— SET TASK —
Using the listing below, select the lines with the word "script" and copy them.

— GIVEN DATA —

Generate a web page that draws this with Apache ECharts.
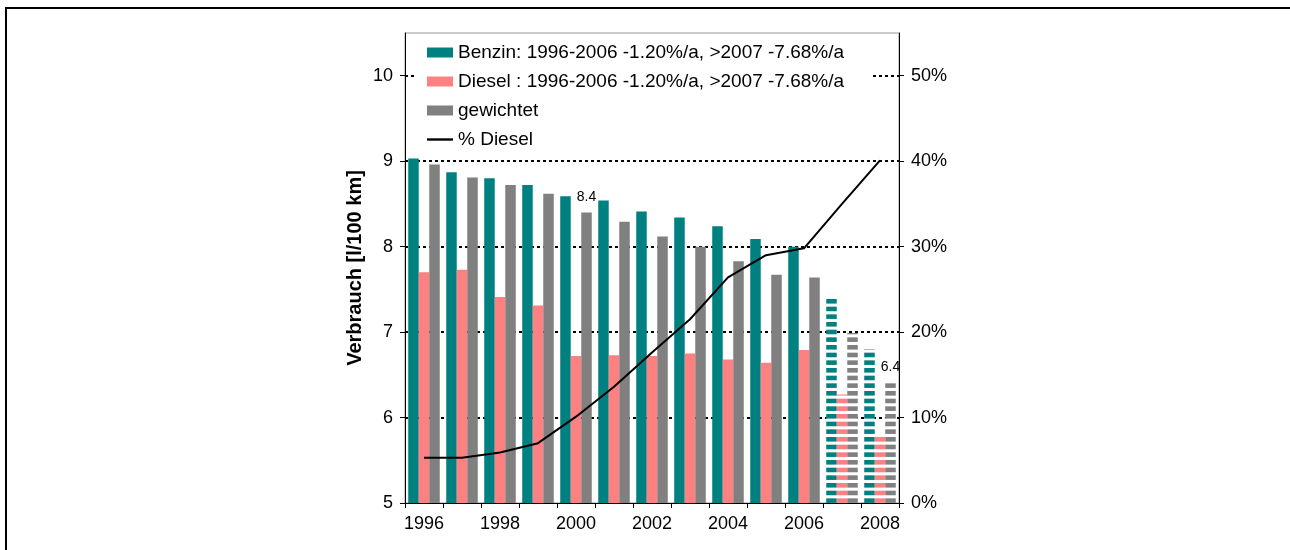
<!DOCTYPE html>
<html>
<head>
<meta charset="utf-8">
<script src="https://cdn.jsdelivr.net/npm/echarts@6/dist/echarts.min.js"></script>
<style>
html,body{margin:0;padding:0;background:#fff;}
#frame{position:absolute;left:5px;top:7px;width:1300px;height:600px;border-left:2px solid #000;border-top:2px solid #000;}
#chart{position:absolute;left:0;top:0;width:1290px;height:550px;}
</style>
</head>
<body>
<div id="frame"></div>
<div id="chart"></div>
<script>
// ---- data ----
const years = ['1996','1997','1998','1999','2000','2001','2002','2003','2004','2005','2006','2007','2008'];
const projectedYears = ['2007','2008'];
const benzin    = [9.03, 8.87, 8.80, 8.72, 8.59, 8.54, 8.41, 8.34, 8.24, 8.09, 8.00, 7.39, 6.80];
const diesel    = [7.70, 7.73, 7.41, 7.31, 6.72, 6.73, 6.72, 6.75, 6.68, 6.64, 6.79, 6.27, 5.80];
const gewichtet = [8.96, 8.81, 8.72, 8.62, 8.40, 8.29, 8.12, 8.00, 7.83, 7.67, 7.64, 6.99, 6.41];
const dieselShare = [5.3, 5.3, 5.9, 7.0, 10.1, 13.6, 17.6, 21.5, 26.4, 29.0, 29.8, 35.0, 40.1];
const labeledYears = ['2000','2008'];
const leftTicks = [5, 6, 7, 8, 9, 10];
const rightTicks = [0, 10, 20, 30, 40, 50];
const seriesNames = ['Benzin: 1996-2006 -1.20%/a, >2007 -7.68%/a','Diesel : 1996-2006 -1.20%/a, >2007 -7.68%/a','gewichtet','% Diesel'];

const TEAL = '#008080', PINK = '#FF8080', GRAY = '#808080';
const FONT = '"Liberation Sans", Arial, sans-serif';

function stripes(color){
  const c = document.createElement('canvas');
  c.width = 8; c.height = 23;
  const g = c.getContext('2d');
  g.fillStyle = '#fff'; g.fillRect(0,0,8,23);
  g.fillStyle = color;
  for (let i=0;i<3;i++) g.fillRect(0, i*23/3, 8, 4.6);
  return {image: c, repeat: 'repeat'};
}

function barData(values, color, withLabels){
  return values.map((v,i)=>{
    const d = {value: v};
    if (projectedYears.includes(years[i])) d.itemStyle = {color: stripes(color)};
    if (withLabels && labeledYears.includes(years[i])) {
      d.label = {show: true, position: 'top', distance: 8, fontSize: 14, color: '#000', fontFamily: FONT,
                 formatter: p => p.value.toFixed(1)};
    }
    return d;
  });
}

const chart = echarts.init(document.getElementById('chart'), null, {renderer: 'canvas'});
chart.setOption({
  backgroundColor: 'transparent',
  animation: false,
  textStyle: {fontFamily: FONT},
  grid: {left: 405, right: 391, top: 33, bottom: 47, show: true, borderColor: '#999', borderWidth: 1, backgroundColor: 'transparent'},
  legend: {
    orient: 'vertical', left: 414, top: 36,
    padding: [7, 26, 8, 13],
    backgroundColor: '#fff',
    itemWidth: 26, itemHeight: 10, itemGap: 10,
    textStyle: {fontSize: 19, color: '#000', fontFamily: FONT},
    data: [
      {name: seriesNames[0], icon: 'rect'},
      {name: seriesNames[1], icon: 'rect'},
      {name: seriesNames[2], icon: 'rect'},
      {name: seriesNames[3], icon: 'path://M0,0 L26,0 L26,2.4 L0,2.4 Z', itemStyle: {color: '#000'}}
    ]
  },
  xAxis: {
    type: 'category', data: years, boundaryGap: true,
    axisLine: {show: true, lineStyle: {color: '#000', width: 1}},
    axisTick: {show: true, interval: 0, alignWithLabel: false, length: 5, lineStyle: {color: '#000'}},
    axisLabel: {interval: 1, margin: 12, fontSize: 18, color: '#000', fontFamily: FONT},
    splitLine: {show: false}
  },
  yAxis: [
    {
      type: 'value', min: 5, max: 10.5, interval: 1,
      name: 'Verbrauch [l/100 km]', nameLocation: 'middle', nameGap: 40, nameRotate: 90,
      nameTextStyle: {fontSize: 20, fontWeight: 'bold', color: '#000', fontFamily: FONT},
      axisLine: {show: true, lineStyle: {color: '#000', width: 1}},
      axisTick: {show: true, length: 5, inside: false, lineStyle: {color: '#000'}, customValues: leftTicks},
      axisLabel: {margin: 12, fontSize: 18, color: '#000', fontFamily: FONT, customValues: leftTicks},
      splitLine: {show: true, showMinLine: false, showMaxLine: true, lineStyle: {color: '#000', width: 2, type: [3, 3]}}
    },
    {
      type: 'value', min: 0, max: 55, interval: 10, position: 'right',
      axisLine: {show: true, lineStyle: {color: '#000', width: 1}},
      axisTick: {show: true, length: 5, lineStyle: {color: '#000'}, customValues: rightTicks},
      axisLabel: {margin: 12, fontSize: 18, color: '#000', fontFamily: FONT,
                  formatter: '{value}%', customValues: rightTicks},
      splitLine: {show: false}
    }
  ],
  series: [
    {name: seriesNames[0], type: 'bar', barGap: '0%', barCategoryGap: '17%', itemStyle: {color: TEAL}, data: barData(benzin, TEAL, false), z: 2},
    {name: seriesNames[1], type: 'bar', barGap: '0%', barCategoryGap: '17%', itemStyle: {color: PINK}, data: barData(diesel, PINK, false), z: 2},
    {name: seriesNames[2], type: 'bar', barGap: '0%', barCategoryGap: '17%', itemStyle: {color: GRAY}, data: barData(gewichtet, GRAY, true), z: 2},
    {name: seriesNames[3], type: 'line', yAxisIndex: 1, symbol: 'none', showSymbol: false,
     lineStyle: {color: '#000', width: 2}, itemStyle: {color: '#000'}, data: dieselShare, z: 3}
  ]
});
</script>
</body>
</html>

---

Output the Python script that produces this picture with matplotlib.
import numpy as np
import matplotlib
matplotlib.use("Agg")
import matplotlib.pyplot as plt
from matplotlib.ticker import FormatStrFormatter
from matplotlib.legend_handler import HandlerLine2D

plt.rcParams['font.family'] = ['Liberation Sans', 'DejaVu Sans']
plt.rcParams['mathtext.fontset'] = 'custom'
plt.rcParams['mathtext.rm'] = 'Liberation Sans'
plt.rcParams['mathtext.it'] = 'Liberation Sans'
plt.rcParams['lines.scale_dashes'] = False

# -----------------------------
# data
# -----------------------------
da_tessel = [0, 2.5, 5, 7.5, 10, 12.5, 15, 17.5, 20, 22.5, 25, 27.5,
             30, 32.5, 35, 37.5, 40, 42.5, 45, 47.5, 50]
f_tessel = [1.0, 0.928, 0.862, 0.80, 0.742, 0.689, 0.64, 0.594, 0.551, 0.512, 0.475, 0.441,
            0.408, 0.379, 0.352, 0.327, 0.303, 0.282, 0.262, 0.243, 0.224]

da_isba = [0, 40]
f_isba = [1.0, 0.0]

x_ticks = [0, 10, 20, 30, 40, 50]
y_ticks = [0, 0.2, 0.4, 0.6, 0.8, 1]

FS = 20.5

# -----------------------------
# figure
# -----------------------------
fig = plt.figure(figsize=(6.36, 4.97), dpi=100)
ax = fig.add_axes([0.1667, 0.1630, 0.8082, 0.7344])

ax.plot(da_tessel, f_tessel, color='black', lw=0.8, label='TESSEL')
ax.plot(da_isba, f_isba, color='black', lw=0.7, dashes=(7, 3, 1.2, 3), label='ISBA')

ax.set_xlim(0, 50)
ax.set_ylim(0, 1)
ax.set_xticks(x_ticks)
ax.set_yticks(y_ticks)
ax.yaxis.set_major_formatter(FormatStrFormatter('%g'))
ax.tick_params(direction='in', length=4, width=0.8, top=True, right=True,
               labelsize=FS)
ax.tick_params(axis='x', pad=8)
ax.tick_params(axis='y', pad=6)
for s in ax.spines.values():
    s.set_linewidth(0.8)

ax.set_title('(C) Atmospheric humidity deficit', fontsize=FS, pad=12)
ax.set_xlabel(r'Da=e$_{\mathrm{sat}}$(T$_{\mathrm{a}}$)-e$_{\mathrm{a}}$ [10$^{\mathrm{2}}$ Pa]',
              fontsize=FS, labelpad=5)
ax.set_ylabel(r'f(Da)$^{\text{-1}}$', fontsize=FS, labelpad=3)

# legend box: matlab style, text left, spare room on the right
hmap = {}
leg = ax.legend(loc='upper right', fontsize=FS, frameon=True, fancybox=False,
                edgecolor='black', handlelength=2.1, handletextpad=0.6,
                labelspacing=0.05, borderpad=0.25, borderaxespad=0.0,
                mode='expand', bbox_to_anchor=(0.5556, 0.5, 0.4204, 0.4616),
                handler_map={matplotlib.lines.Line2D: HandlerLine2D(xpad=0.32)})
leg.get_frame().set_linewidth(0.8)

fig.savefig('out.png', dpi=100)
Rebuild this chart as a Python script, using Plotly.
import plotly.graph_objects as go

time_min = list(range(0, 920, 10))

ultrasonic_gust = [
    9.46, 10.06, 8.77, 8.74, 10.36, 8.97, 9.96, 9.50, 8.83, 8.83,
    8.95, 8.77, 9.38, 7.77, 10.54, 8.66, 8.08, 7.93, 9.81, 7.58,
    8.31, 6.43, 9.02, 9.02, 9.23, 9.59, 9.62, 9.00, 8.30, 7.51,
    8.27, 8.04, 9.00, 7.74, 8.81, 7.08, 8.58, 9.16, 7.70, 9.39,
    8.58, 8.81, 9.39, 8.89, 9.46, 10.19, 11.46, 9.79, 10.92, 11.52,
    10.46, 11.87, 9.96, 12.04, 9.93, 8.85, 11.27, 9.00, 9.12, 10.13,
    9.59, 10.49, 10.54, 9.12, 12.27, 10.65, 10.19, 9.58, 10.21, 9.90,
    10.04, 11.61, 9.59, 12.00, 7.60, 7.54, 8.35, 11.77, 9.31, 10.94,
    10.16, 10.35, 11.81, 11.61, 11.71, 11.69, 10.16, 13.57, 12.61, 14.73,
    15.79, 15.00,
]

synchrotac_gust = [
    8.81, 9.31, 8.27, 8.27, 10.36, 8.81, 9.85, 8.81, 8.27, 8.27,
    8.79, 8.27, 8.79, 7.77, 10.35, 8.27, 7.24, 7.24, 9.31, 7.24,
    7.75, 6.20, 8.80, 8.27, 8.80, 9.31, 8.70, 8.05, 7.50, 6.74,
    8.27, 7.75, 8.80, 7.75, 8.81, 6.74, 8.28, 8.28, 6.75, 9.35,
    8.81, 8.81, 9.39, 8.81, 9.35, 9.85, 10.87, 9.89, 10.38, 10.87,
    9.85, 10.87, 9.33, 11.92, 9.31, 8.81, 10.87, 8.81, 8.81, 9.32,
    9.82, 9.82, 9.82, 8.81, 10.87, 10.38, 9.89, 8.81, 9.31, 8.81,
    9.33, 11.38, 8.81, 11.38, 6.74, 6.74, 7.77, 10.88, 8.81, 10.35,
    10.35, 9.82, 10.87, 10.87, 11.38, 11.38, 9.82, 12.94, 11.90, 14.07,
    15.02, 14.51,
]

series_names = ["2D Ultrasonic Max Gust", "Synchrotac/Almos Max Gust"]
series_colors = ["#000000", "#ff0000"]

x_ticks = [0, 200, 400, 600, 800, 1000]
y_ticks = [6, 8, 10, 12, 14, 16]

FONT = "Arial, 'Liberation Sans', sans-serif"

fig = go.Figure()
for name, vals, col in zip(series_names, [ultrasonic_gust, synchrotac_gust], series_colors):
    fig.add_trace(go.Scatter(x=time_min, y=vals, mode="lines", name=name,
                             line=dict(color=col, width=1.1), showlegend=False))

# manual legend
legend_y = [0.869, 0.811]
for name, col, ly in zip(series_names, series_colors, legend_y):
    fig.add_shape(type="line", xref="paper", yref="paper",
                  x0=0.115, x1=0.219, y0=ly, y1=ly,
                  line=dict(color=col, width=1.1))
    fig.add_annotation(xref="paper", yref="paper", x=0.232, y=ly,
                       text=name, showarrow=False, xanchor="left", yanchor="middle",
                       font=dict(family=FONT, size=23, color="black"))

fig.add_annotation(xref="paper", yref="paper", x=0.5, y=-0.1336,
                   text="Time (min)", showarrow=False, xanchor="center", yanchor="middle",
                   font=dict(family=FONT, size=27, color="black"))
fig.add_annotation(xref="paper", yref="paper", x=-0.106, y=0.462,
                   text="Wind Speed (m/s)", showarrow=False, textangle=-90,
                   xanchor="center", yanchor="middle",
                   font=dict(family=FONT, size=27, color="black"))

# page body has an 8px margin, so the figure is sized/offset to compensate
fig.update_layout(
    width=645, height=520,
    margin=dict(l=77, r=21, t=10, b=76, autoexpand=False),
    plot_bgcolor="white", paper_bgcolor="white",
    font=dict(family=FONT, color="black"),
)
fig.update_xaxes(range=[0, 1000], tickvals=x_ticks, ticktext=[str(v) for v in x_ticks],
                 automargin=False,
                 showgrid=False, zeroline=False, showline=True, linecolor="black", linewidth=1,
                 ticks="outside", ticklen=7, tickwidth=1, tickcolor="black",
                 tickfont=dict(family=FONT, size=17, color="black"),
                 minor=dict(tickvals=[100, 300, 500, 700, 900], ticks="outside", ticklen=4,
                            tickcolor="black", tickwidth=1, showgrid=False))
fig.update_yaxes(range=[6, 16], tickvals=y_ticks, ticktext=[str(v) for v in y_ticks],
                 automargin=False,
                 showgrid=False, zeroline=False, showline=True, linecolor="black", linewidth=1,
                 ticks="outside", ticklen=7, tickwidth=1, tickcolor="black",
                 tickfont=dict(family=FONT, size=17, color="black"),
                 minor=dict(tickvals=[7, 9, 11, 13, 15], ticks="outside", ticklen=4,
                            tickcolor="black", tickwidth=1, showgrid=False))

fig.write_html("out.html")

* * *

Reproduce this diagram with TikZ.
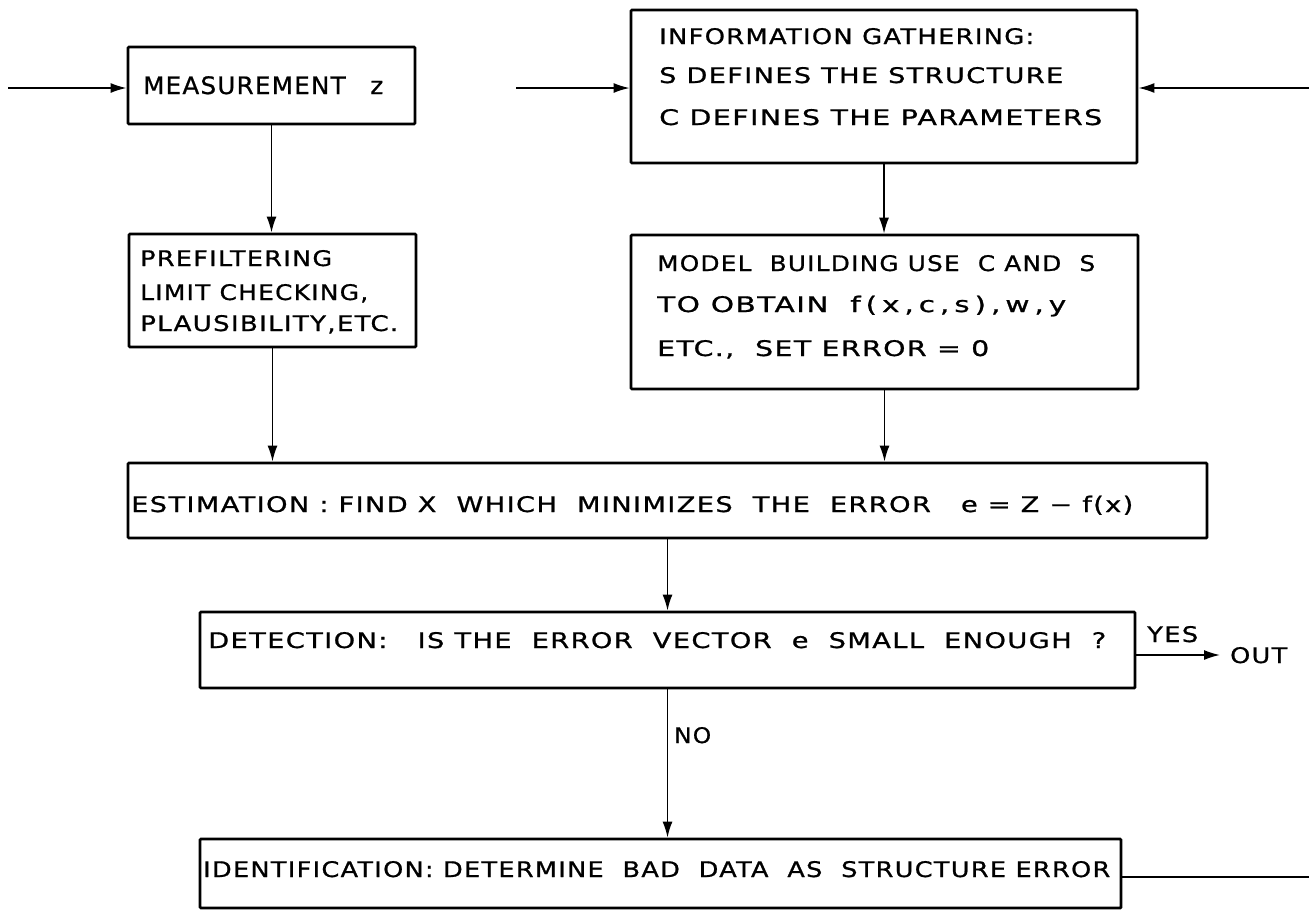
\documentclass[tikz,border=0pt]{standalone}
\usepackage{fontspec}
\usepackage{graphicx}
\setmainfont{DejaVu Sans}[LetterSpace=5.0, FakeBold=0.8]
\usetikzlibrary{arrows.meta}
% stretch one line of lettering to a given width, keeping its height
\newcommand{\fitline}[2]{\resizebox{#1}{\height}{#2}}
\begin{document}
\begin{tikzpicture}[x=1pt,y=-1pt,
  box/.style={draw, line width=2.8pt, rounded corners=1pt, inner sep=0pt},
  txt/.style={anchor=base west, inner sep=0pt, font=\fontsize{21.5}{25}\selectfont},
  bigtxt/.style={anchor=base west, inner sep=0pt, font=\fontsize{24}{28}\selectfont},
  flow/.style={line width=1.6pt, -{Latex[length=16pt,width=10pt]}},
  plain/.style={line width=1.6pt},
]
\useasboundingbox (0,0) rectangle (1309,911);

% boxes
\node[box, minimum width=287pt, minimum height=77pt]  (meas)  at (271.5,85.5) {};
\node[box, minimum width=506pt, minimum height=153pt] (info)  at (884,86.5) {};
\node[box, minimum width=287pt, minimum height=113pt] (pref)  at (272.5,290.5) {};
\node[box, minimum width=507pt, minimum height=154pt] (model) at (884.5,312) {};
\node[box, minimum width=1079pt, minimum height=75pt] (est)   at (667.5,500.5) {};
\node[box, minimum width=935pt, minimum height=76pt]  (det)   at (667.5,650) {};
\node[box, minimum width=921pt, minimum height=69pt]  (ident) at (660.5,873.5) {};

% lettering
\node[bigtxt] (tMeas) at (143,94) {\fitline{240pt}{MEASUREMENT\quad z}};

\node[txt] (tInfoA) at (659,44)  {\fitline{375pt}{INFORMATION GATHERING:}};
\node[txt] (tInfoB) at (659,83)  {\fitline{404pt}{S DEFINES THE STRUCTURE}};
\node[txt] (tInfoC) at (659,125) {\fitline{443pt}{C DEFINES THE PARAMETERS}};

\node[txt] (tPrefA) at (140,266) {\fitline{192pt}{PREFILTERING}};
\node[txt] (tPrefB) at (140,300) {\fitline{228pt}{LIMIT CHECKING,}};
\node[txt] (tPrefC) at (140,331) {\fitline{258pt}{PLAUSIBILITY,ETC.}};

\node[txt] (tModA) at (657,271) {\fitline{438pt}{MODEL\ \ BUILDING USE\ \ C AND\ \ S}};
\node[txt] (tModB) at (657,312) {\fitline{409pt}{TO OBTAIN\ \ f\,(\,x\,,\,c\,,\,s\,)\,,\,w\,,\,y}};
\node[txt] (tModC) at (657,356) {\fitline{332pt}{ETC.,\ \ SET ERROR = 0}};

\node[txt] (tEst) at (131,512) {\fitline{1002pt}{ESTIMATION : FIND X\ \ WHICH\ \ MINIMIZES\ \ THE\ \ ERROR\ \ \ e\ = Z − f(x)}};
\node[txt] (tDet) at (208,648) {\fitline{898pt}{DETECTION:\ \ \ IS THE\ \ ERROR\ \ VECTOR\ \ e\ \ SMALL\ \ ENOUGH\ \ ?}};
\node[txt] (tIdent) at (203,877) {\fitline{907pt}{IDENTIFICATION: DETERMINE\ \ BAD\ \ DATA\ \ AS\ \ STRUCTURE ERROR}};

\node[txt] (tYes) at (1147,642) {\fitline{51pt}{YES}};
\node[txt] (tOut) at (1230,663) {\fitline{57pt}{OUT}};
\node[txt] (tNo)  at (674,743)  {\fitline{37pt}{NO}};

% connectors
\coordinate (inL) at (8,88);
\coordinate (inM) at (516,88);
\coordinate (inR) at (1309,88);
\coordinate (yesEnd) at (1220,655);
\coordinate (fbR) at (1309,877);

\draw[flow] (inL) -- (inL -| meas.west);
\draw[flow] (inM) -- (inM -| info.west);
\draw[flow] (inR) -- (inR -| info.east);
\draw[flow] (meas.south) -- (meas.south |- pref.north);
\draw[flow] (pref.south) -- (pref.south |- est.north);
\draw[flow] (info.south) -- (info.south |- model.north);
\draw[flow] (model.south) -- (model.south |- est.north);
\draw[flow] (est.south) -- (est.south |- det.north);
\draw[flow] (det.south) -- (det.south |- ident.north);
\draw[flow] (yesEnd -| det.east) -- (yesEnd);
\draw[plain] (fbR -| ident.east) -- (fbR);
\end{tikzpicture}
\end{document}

— PROBLEM SOLUTION —
<script src="https://cdn.jsdelivr.net/npm/echarts@6/dist/echarts.min.js"></script>
<script>
</script>
Output the Python script that produces this picture with matplotlib.
Rebuild this chart as a Python script, using Plotly.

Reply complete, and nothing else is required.